Furthermore, Sechin pointed to persistently high transportation costs, which are “directly tied to tariff hikes by natural monopolies.” He voiced strong criticism, stating, “The long-standing practice of indexing tariffs above inflation exacerbates inflationary risks and stifles real economic growth.” This issue highlights a structural challenge within the Russian energy sector, where external tariff increases can erode operational margins, a factor investors must consider when evaluating the company’s long-term profitability and operational stability.
Upstream and Downstream Operations Demonstrate Strategic Execution
Rosneft’s upstream segment delivered a steady performance, with total production increasing by 0.9 percent sequentially to 5.21 million barrels of oil equivalent per day (MMboed). This growth was primarily fueled by a robust 4.3 percent increase in natural gas output, which reached 1.47 MMboed. The expansion in gas production effectively offset a minor 0.4 percent decrease in liquids production, which settled at 3.74 MMboed.
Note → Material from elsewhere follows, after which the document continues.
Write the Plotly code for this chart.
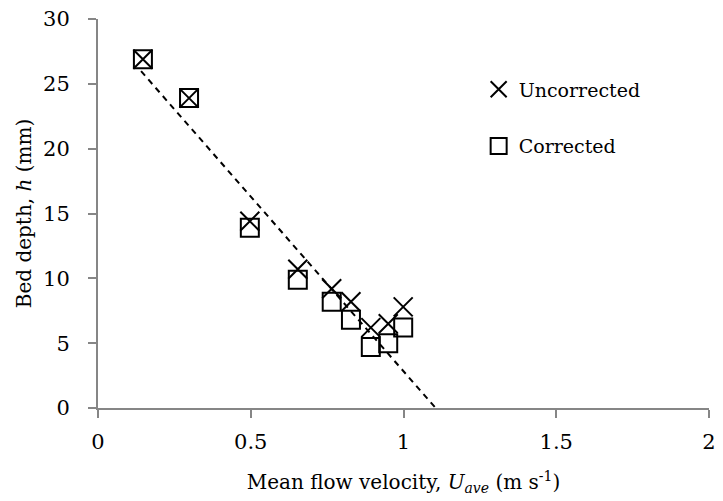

The slight dip in liquids was attributed to challenging adverse weather conditions encountered in East and West Siberia, showcasing the operational hurdles inherent in large-scale energy extraction.
On the downstream front, Rosneft significantly boosted its refining activities. The company processed 18.9 million metric tons of oil in Q1 2026, marking a 5.2 percent increase compared to Q4 2025. This surge in refining throughput was driven by the successful renewal of operations at several refineries following scheduled turnaround and maintenance works completed at the close of 2025. Enhanced operational efficiency was also evident, with refining depth improving to 76.9 percent and light product yields reaching 59.6 percent, indicating optimized processes for producing high-value refined products.
The company also maintained its strong presence in the domestic market, selling 9.7 million metric tons of petroleum products within Russia during the first quarter of 2026. This included substantial volumes of gasoline, totaling 3.1 million metric tons, and diesel fuel, accounting for 3.7 million metric tons. These figures reflect Rosneft’s integral role in meeting domestic energy demand and its extensive distribution network, underpinning a reliable revenue stream from the local market.
Outlook: Balancing Opportunity and Challenge in Global Energy
Rosneft’s first quarter of 2026 demonstrates a powerful combination of strong financial results, effective cost management, and strategic operational execution, all against a backdrop of global crude oil market volatility. While significant net income growth and robust EBITDA performance provide a strong foundation for shareholder value, the candid assessment of operational risks and geopolitical pressures by CEO Igor Sechin serves as a critical reminder for investors. The company’s ongoing capital investments and efficient upstream and downstream operations position it well to leverage future market opportunities, even as it navigates the inherent challenges of the complex international energy landscape.